ただし、実はこうした悩みが生まれてしまう背景には、上司が「部下(相手)の立場に立てていない」ということがあるかもしれません。

というのも、部下に「なぜホウレンソウが必要なのか」が伝わっていないのに、上司がそれに気づいていない可能性があるからです。

上司は往々にして、しなければならないことだけを部下に伝えます。

「この件の報告をまだ受けていないぞ(以上)」

「あの件はどうなった?(以上)」

このように尋ねても、部下が感じるのは、ホウレンソウを求めているということだけ。「WHY」の部分、「なぜホウレンソウが必要なのか」は伝わりません。

あるメーカーの営業チームで、このようなことがあったそうです。その会社では、営業先に向かう際、担当者が自分で車を運転することがよくあります。日々の運転の中では、ちょっとどこかに車をこすってしまった、というようなことも、さほど珍しいことではありませんでした。車に傷をつけてしまった場合でも、特に罰則はなし。ただ「報告するように」と社員には伝えられていました。

しかし、何度言っても、その報告が上がってこない。何人かで交代で車を使っているうちに、気づくと傷が増えている、という状況が続いていました。

この場合、どうすべきだと思いますか?

この話をしてくれた方は、その後、上司が部下たちにあることを伝えたら、社員の目の色が変わり、傷にもならなかったようなちょっとした接触でも報告するようになったと教えてくれました。上司が伝えたこととは、次のような内容です。

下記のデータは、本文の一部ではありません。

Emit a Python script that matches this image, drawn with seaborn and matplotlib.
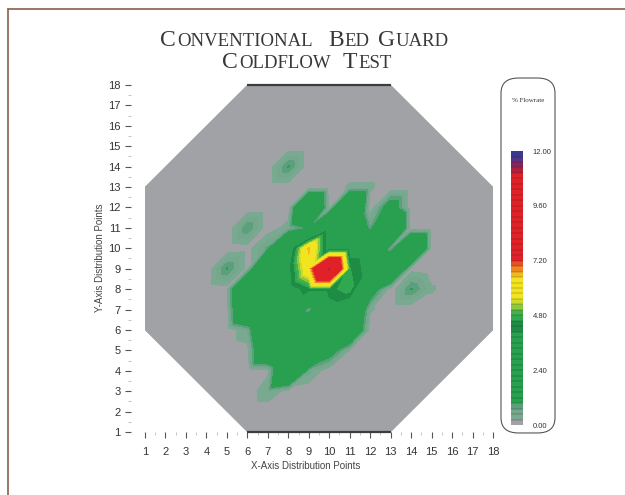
import numpy as np
import matplotlib
matplotlib.use("Agg")
import matplotlib.pyplot as plt
import matplotlib.tri as mtri
from matplotlib.colors import ListedColormap, BoundaryNorm
from matplotlib.patches import Polygon, FancyBboxPatch
from matplotlib.lines import Line2D
from matplotlib.ticker import FormatStrFormatter, MultipleLocator
import seaborn as sns

# ---- data -------------------------------------------------------------
x_points = list(range(1, 19))
y_points = list(range(1, 19))

# % flowrate measured at each distribution point
# one row per Y point, listed from y=18 (top) down to y=1; columns are x=1..18
flowrate = [
    [0, 0, 0, 0, 0,   0,    0,   0,   0,   0,    0,   0,   0,   0,   0,   0, 0, 0],  # 18
    [0, 0, 0, 0, 0,   0,    0,   0,   0,   0,    0,   0,   0,   0,   0,   0, 0, 0],  # 17
    [0, 0, 0, 0, 0,   0,    0,   0,   0,   0,    0,   0,   0,   0,   0,   0, 0, 0],  # 16
    [0, 0, 0, 0, 0,   0,    0,   0,   0,   0,    0,   0,   0,   0,   0,   0, 0, 0],  # 15
    [0, 0, 0, 0, 0,   0,    0,   1.0, 0,   0,    0,   0,   0,   0,   0,   0, 0, 0],  # 14
    [0, 0, 0, 0, 0,   0,    0,   0,   0,   0,    0.3, 0.3, 0,   0,   0,   0, 0, 0],  # 13
    [0, 0, 0, 0, 0,   0,    0,   0,   3.5, 0.1,  3.5, 0,   1.5, 0,   0,   0, 0, 0],  # 12
    [0, 0, 0, 0, 0,   0.95, 0,   0.4, 1.0, 3.5,  3.0, 0.7, 3.5, 0,   0,   0, 0, 0],  # 11
    [0, 0, 0, 0, 0,   0.1,  0.8, 3.2, 6.6, 3.6,  3.6, 3.5, 0.5, 3.5, 0.1, 0, 0, 0],  # 10
    [0, 0, 0, 0, 1.0, 0.1,  3.5, 3.8, 6.2, 11.2, 4.6, 3.6, 3.2, 0.1, 0,   0, 0, 0],  # 9
    [0, 0, 0, 0, 0.1, 3.5,  3.5, 3.6, 4.4, 4.4,  4.8, 1.6, 0,   1.0, 0.3, 0, 0, 0],  # 8
    [0, 0, 0, 0, 0.1, 2.8,  3.5, 3.2, 0.5, 3.6,  3.0, 0.3, 0,   0,   0,   0, 0, 0],  # 7
    [0, 0, 0, 0, 0,   0.5,  3.0, 3.5, 3.5, 3.5,  2.5, 0,   0,   0,   0,   0, 0, 0],  # 6
    [0, 0, 0, 0, 0,   0.1,  2.6, 3.5, 3.5, 1.5,  0.2, 0,   0,   0,   0,   0, 0, 0],  # 5
    [0, 0, 0, 0, 0,   0,    0.15, 3.0, 0.6, 0,   0,   0,   0,   0,   0,   0, 0, 0],  # 4
    [0, 0, 0, 0, 0,   0,    0.5, 0.1, 0,   0,    0,   0,   0,   0,   0,   0, 0, 0],  # 3
    [0, 0, 0, 0, 0,   0,    0,   0,   0,   0,    0,   0,   0,   0,   0,   0, 0, 0],  # 2
    [0, 0, 0, 0, 0,   0,    0,   0,   0,   0,    0,   0,   0,   0,   0,   0, 0, 0],  # 1
]

# octagonal test bed outline (corner distribution points)
bed_x = [6, 13, 18, 18, 13, 6, 1, 1]
bed_y = [18, 18, 13, 6, 1, 1, 6, 13]

scale_ticks = [0.0, 2.4, 4.8, 7.2, 9.6, 12.0]

# ---- colour scale: 50 bands of 0.24 % from 0 to 12 % ----------------
band_colors = (
    ["#a0a2a5", "#7aa991", "#74a78c", "#5c9f7c"]
    + ["#28a04f"] * 13
    + ["#1e8c44"] * 2
    + ["#30a84f", "#46b04a"]
    + ["#8fc83a", "#cbdc2c"]
    + ["#f2e41e"] * 4
    + ["#f5b820", "#f08522", "#e8502a"]
    + ["#e02228"] * 16
    + ["#b21f3c", "#86245e", "#56348a", "#3c3a8c"]
)
levels = np.round(np.arange(0, 12.0001, 0.24), 2)
cmap = ListedColormap(sns.color_palette(band_colors))
norm = BoundaryNorm(levels, cmap.N)

sns.set_theme(style="white")
plt.rcParams["font.family"] = ["Liberation Sans", "DejaVu Sans"]

fig = plt.figure(figsize=(6.25, 4.95), dpi=100)
fig.patch.set_facecolor("white")

ax = fig.add_axes([0.232, 0.1273, 0.5568, 0.701])
ax.set_xlim(1, 18)
ax.set_ylim(1, 18)

# grid of points, each cell split along its SW-NE diagonal
xx, yy = np.meshgrid(x_points, y_points[::-1])
zz = np.array(flowrate, dtype=float)
nx = len(x_points)
idx = np.arange(xx.size).reshape(xx.shape)
tris = []
for r in range(xx.shape[0] - 1):
    for c in range(nx - 1):
        a = idx[r + 1, c]      # lower-left
        b = idx[r + 1, c + 1]  # lower-right
        cc = idx[r, c + 1]     # upper-right
        d = idx[r, c]          # upper-left
        tris.append([a, b, cc])
        tris.append([a, cc, d])
tri = mtri.Triangulation(xx.ravel(), yy.ravel(), np.array(tris))

bed = Polygon(np.column_stack([bed_x, bed_y]), closed=True,
              facecolor="#a0a2a5", edgecolor="none", zorder=1)
ax.add_patch(bed)

# filled twice so the anti-aliased seams between bands disappear
for _ in range(2):
    cs = ax.tricontourf(tri, zz.ravel(), levels=levels, cmap=cmap, norm=norm,
                        zorder=2)
    cs.set_clip_path(bed)

# darker rim on the flat top and bottom of the bed
ax.plot([bed_x[0], bed_x[1]], [bed_y[0], bed_y[1]], color="#3a3c3e",
        lw=1.6, solid_capstyle="butt", zorder=3, clip_on=False)
ax.plot([bed_x[5], bed_x[4]], [bed_y[5], bed_y[4]], color="#3a3c3e",
        lw=1.6, solid_capstyle="butt", zorder=3, clip_on=False)

sns.despine(ax=ax, left=True, bottom=True)
ax.spines["left"].set_position(("outward", 10))
ax.set_xticks(x_points)
ax.set_yticks(y_points)
ax.xaxis.set_minor_locator(MultipleLocator(0.5))
ax.yaxis.set_minor_locator(MultipleLocator(0.5))
ax.tick_params(axis="both", which="major", direction="out", length=4.5,
               width=0.8, color="#555555", labelsize=8, labelcolor="#333333")
ax.tick_params(axis="both", which="minor", direction="out", length=2,
               width=0.6, color="#bbbbbb")
ax.tick_params(axis="x", which="both", bottom=True, pad=6)
ax.tick_params(axis="y", which="both", left=True, pad=3)
ax.set_facecolor("white")

fig.text(306 / 625, 1 - 466 / 495, "X-Axis Distribution Points",
         ha="center", va="center", fontsize=7, color="#444444")
fig.text(100 / 625, 1 - 258 / 495, "Y-Axis Distribution Points",
         ha="center", va="center", rotation=90, fontsize=7, color="#444444")

# ---- colour bar inside a rounded legend box ---------------------------
box = FancyBboxPatch((0.8016, 0.1253), 0.0864, 0.7171,
                     boxstyle="round,pad=0,rounding_size=0.028",
                     mutation_aspect=1.1,
                     transform=fig.transFigure, facecolor="white",
                     edgecolor="#555555", lw=0.8, zorder=0)
fig.patches.append(box)

cax = fig.add_axes([0.8176, 0.1414, 0.0192, 0.5535])
cax.set_zorder(2)
cbar = fig.colorbar(cs, cax=cax, ticks=scale_ticks, drawedges=True)
cbar.dividers.set_color("#111111")
cbar.dividers.set_linewidth(0.35)
cbar.dividers.set_alpha(0.5)
cbar.outline.set_visible(False)
cax.minorticks_off()
cax.yaxis.set_major_formatter(FormatStrFormatter("%.2f"))
cax.tick_params(which="both", length=0, labelsize=5.5, pad=7,
                labelcolor="#333333")
fig.text(528 / 625, 1 - 100 / 495, "% Flowrate", ha="center", va="center",
         fontsize=5, family="Liberation Serif", color="#333333")

# ---- small-caps title -------------------------------------------------
def small_caps_line(words, y, big=17, small=13.5, x_center=0.49,
                    color="#383838", family="Liberation Serif"):
    renderer = fig.canvas.get_renderer()
    pieces = []
    for i, w in enumerate(words):
        if i:
            pieces.append((None, small))
        pieces.append((w[0], big))
        if len(w) > 1:
            pieces.append((w[1:], small))
    space_px = 0.32 * small * fig.dpi / 72
    tracking_px = 0.9
    texts, widths = [], []
    for s, size in pieces:
        if s is None:
            texts.append(None)
            widths.append(space_px)
            continue
        t = fig.text(0, y, s, fontsize=size, family=family, color=color,
                     va="baseline", ha="left")
        w = t.get_window_extent(renderer).width + tracking_px * len(s)
        texts.append(t)
        widths.append(w)
    total = sum(widths)
    x = x_center * fig.bbox.width - total / 2
    for t, w in zip(texts, widths):
        if t is not None:
            t.set_x(x / fig.bbox.width)
        x += w

small_caps_line(["CONVENTIONAL", "BED", "GUARD"], 1 - 46.5 / 495)
small_caps_line(["COLDFLOW", "TEST"], 1 - 68.5 / 495, x_center=0.493)

# thin page frame on the top and left edges
fig.add_artist(Line2D([0.0128, 1.0], [0.982, 0.982], transform=fig.transFigure,
                      color="#8b5e4c", lw=1.2))
fig.add_artist(Line2D([0.0128, 0.0128], [0.0, 0.982], transform=fig.transFigure,
                      color="#8b5e4c", lw=1.2))

fig.savefig("out.png", dpi=100, facecolor="white")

「今は、スマホですぐに撮影ができる。事故を撮影した人が、会社に連絡をしてくれればいいが、いきなりネットにアップされたりしたら、会社としても対応が後手に回る。そうなれば、運転をしていた皆さんの顔や名前までさらされることになるかもしれない。〇〇会社の社員がこんな事故を起こしたと広まり、炎上してしまったら打つ手がない。だからその前に、なるべく早く報告してほしい」

この話を聞くまでは、部下にとっては「報告=自分のミスをわざわざ伝える行為」でした。しかし、なぜ報告が必要なのかを知ったことで、「報告=ミスの次に起こり得る炎上を防ぐ行為」に変わったわけです。

このように、ホウレンソウのない職場は、「なぜそのホウレンソウが必要なのか」を部下が気づいていないことに上司が気づいていない、という二重の問題となっていることも多いものです。

上司としてホウレンソウを求めるのならば、「なぜホウレンソウが必要なのか」をきちんと説明することが、「相手の立場」に立ったコミュニケーションといえるでしょう。